OK kids, it's time for a science lesson. This is Culham Centre for Fusion Energy near Oxford in England. It houses two of the world's foremost experiments into nuclear fusion energy, the Joint European Torus (JET) experiment and the Mega Ampere Spherical Tokamak (MAST) experiment.

Lets kick off with some basics - and in my classically-trained-highly-edjumucated-scientific-maximimum-journalistic-integrity-styleeee I am basically just going to paraphrase this article about how this all works. Nuclear fusion (notice the u in fusion) reactors are thought to be one of the biggest hopes for the future of energy - they will use abundant sources of fuel (deuterium, which can be extracted from seawater), produce a minimal amount of waste and be less dangerous than current nuclear rectors which use nuclear fission (notice the i in fission). Nuclear fission creates energy by splitting one atom into two atoms, and at the same time as creating massive amounts of energy, creates radiation and radioactive waste that lasts a long, long time. Nuclear fusion on the other hand, creates energy by joining two atoms to one: two hydrogen atoms come together to form helium atoms, neutrons and a hell of a lot of energy. It's the same kind of reaction that happens in the sun.

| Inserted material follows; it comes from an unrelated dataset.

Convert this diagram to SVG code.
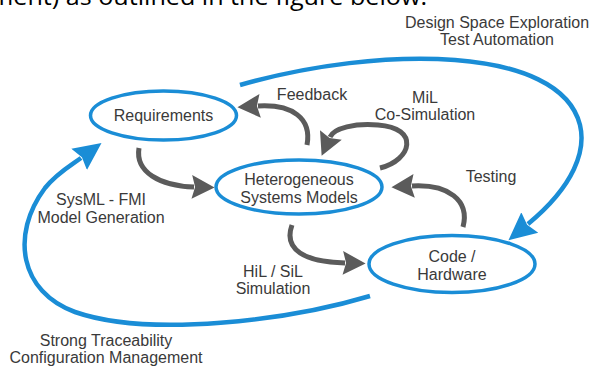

Conceptually, harnessing the power of nuclear fusion has been easy-peasy, but in practice scientists have found it extremely difficult to contain and control the reaction. For starters, fusion requires a temperature of about 100 million kelvin, which just happens to be six times hotter than the core of the sun. It also needs extremely high pressure (the atoms need to be squeezed really close to each other) - and the sun can do this because of its huge mass and force of gravity. We need to use intense magnetic fields or powerful lasers to achieve this, and the most efficient shape for the plasma to be squeezed into is a kind of donut shape called a tokamak - which is what JET uses.

The JET experiment, the largest facility of its kind in operation, was commissioned by the Council of the European Community in 1973 and opened by the Queen in 1984. In 1991, the world's first controlled release of fusion energy was achieved, and in 1997 JET produced 16 megawatts of fusion power, a world record. At the moment JET is working towards handing over research in this field to the International Thermonuclear Experimental Reactor (ITER), a huge experiment being constructed in Cadarache in the south of France. The ITER project aims to make the long-awaited transition from experimental studies of plasma physics to full-scale electricity-producing fusion power plants, and is funded by the EU, India, Japan, China, Russia, South Korea and the United States. ITER is designed to produced 500 megawatts of power, and is intended to be the stepping stone between purely experimental fusion physics and applying the practices to commercial use. It will begin experiments in 2020.

The MAST experiment is a smaller experiment that is designed to test different principles related to fusion energy, specifically the shape of the tokamak.